OBJECTIVE: Find, in the records below, the line that contains "Give me the" and the line that contains "const leftR8t2 = [5.6e-5, 5.0e-5, 4.5e-5, 5.05e-5, 5.05e-5];". Copy those two lines and everything between them exactly, but not the pictures.

GIVEN RECORDS:
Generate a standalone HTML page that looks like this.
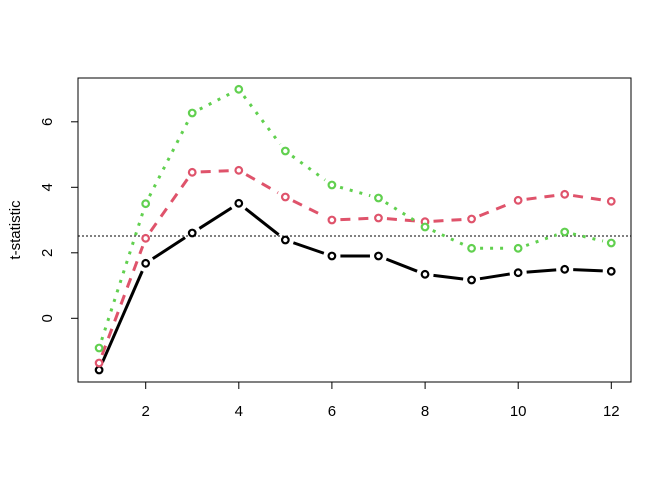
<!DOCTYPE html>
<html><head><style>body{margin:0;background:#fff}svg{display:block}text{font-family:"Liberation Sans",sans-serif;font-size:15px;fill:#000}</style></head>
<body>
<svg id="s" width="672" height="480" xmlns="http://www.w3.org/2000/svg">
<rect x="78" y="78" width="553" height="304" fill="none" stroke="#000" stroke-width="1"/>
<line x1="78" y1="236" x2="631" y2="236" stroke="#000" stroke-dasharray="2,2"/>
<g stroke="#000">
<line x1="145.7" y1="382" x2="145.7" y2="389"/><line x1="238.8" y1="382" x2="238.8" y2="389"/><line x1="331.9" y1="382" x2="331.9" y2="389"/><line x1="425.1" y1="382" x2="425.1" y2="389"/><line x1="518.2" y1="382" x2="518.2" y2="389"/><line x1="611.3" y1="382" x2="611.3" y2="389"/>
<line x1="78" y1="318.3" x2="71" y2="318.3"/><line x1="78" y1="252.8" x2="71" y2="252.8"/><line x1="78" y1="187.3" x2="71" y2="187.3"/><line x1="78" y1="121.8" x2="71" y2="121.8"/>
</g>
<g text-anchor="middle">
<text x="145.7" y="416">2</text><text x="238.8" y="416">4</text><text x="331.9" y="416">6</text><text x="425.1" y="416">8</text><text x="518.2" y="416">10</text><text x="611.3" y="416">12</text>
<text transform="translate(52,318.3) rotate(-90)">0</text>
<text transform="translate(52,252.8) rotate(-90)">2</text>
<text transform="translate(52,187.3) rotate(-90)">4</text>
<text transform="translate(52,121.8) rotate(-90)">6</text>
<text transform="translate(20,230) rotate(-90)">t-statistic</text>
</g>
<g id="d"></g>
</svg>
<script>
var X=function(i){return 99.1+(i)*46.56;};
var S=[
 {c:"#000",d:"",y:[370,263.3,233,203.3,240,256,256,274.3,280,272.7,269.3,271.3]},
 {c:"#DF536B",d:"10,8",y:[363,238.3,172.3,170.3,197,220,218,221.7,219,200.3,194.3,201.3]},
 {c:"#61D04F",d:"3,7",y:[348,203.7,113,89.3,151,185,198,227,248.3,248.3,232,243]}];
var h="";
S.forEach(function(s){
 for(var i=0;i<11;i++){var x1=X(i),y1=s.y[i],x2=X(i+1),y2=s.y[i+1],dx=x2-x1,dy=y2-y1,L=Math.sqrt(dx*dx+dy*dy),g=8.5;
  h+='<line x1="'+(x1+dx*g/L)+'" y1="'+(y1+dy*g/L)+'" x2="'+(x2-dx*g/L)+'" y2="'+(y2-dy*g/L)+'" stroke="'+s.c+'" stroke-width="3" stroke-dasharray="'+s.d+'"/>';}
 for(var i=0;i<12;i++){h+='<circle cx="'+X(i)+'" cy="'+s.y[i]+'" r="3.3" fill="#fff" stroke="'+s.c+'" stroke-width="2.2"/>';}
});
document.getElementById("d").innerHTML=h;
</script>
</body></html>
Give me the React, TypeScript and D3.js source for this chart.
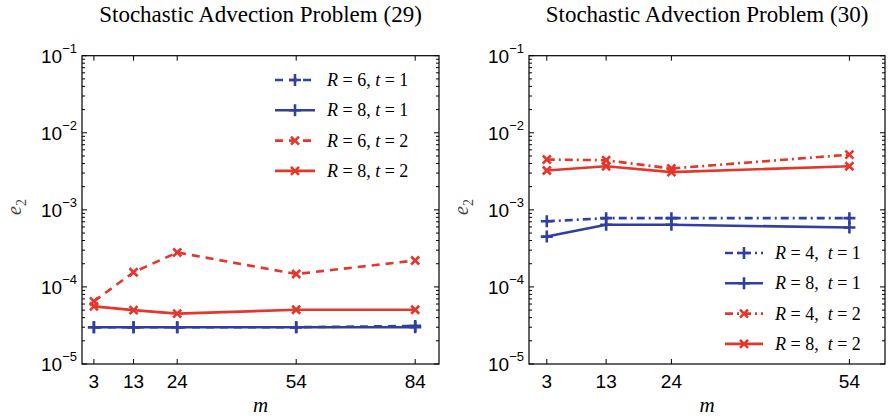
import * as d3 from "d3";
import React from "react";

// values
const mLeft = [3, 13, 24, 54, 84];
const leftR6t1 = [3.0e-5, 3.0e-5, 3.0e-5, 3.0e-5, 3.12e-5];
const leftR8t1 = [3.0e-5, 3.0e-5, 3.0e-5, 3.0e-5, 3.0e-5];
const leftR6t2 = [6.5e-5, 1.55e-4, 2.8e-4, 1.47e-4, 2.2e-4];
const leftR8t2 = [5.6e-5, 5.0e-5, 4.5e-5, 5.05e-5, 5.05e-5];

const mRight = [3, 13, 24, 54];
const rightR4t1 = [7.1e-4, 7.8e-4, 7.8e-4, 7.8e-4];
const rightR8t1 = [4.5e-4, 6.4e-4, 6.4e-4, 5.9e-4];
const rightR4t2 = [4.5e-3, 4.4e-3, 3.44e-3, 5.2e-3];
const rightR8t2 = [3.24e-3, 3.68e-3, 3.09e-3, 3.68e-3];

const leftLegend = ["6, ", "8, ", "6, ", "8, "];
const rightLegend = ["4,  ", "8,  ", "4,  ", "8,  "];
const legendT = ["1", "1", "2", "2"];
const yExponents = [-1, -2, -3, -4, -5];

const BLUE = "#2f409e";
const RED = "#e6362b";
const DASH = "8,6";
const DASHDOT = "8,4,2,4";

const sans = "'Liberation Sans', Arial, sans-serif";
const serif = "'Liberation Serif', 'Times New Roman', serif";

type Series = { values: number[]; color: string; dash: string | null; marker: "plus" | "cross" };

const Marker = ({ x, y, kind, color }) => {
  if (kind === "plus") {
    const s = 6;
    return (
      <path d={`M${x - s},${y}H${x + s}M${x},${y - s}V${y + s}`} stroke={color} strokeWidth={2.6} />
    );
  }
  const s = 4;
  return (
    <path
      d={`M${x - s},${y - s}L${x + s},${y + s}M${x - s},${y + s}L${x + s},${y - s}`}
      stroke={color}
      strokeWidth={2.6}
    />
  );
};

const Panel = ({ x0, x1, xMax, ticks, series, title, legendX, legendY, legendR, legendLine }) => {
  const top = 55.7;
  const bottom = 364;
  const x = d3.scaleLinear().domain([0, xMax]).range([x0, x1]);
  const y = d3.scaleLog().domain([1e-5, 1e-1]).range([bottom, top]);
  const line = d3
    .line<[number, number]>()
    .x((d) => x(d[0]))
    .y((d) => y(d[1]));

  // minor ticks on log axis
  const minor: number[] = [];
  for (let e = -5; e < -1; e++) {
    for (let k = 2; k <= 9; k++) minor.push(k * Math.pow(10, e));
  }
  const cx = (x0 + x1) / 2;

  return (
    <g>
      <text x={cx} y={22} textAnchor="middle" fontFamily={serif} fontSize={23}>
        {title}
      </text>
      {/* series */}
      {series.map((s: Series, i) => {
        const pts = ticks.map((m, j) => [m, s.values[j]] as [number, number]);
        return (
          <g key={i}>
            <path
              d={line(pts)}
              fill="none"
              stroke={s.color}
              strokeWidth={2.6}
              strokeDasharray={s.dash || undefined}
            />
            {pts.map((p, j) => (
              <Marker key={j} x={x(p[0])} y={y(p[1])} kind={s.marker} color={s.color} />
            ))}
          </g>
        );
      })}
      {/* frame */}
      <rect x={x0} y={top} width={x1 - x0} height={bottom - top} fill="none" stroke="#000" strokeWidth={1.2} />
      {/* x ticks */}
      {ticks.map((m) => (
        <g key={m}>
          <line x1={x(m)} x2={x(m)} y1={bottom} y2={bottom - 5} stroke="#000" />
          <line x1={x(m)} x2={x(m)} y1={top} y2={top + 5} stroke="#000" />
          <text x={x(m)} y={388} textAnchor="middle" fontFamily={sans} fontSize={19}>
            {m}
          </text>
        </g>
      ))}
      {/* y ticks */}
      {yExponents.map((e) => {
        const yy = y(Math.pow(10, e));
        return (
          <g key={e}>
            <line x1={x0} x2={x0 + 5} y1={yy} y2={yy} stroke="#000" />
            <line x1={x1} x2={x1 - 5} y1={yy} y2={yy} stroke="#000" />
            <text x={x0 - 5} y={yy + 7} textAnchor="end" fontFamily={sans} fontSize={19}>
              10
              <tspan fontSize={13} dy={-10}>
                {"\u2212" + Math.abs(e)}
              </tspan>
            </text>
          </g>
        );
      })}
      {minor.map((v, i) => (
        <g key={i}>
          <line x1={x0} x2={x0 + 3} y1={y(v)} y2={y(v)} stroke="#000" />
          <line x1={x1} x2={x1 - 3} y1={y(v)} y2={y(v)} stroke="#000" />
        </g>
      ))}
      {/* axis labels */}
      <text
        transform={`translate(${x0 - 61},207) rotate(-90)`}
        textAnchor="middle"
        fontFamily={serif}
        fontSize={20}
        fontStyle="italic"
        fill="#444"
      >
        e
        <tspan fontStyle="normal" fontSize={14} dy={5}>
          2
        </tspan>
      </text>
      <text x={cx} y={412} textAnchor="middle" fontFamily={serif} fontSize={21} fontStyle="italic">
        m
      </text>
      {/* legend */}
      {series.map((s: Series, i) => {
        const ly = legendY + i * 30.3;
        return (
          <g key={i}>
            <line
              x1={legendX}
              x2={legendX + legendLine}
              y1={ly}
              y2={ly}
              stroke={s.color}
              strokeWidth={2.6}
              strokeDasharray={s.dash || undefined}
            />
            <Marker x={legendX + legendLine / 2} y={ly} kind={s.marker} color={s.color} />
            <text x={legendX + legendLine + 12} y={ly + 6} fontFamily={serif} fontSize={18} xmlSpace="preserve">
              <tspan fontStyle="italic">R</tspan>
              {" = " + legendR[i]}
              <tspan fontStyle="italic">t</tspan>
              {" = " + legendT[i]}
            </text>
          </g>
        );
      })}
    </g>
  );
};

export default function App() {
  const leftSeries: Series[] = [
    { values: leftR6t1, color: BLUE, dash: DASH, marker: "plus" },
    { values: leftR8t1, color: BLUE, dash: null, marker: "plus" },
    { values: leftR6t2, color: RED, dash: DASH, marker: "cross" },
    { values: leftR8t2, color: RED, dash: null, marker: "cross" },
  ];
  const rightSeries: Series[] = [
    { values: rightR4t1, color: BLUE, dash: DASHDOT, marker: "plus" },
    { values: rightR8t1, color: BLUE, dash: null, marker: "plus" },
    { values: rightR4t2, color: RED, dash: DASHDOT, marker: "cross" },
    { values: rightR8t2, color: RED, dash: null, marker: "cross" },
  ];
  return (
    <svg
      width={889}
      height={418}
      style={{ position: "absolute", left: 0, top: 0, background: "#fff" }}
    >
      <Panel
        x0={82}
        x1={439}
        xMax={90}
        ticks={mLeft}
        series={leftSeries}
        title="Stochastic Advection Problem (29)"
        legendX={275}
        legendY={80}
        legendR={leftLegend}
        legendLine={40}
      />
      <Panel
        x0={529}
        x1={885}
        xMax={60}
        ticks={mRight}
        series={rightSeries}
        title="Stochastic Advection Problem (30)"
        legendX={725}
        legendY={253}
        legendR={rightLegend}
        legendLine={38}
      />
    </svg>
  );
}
...
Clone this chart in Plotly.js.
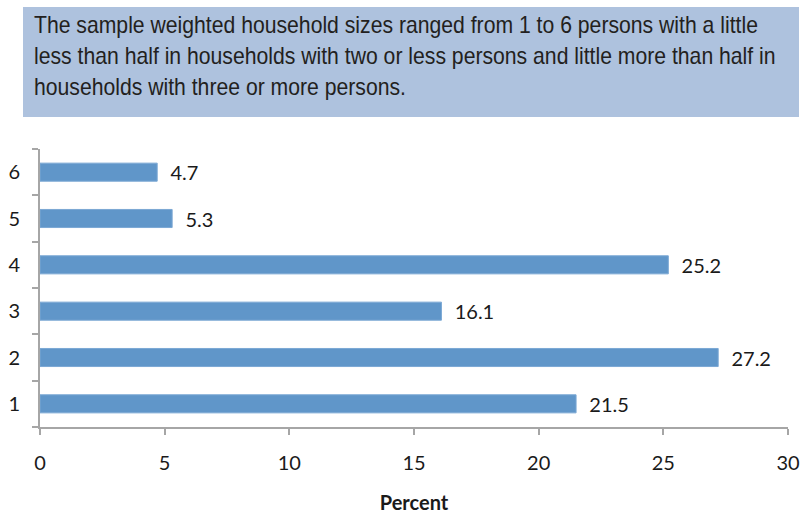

SOLUTION TO THE EXERCISE:
Give me the React, TypeScript and D3.js source for this chart.
import * as d3 from "d3";
import React from "react";

// values
const mLeft = [3, 13, 24, 54, 84];
const leftR6t1 = [3.0e-5, 3.0e-5, 3.0e-5, 3.0e-5, 3.12e-5];
const leftR8t1 = [3.0e-5, 3.0e-5, 3.0e-5, 3.0e-5, 3.0e-5];
const leftR6t2 = [6.5e-5, 1.55e-4, 2.8e-4, 1.47e-4, 2.2e-4];
const leftR8t2 = [5.6e-5, 5.0e-5, 4.5e-5, 5.05e-5, 5.05e-5];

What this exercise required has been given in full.